## What is required
Select all lines with the string "this" in them, and copy those lines.

Rows from a dataset of charts and code
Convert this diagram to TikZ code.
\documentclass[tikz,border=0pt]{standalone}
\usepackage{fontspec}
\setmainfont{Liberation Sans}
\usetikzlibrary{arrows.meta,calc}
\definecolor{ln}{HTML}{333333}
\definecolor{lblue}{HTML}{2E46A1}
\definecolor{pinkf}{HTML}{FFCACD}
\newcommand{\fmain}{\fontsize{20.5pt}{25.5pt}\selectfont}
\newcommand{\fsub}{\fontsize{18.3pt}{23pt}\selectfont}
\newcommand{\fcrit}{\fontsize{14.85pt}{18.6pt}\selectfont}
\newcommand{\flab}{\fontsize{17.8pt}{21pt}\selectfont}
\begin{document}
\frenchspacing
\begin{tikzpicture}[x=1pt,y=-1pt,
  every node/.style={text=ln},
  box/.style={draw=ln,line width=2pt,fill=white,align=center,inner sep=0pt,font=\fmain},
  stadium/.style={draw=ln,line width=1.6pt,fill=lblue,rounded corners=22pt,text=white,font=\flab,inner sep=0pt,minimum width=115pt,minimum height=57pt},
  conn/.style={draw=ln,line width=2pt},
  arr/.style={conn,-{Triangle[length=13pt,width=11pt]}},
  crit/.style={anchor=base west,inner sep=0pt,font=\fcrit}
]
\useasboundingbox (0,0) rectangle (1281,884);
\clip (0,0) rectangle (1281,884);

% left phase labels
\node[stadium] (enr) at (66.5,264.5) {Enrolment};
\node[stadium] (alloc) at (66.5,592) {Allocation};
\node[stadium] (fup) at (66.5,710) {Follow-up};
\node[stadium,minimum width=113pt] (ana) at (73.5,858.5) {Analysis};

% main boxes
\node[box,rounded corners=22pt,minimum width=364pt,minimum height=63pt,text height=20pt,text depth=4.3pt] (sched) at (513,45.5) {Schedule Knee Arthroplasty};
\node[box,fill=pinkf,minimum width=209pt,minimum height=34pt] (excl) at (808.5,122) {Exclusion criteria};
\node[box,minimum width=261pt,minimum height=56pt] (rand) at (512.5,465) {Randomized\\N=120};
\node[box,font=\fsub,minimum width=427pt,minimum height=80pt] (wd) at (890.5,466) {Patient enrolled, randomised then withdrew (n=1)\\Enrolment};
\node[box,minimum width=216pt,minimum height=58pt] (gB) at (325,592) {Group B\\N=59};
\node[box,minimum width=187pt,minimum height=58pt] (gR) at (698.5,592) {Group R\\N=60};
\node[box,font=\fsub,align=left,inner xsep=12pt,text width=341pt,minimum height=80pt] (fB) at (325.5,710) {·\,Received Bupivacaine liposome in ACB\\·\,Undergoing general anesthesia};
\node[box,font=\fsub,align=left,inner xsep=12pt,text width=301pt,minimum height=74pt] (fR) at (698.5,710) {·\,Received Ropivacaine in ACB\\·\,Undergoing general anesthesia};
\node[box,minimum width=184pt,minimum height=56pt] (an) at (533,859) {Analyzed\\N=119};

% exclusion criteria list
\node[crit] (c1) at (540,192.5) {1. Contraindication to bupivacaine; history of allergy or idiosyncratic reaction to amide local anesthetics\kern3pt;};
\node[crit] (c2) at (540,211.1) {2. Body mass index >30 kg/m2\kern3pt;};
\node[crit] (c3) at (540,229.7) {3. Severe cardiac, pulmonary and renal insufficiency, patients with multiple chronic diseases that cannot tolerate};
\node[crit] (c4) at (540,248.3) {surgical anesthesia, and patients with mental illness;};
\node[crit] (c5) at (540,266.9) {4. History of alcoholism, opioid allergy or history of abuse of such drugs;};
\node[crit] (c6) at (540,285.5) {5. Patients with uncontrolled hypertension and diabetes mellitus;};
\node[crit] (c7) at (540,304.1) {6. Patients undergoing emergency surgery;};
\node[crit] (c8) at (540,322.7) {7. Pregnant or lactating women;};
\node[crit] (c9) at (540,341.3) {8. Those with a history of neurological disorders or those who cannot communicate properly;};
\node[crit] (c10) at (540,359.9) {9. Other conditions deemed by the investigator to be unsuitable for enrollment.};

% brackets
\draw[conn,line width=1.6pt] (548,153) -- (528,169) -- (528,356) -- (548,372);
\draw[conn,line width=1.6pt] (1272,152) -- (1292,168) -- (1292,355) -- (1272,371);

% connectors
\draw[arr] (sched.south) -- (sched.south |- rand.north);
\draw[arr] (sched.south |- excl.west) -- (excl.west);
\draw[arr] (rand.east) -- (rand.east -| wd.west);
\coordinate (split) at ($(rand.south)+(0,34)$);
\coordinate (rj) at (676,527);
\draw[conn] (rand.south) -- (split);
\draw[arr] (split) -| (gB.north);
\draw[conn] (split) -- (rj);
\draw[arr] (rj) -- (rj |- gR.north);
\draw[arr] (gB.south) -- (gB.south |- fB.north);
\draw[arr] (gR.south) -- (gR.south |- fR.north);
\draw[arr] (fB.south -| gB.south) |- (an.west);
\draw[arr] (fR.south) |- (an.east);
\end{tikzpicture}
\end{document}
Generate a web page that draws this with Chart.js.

## Correct output
Convert this diagram to TikZ code.
Generate a web page that draws this with Chart.js.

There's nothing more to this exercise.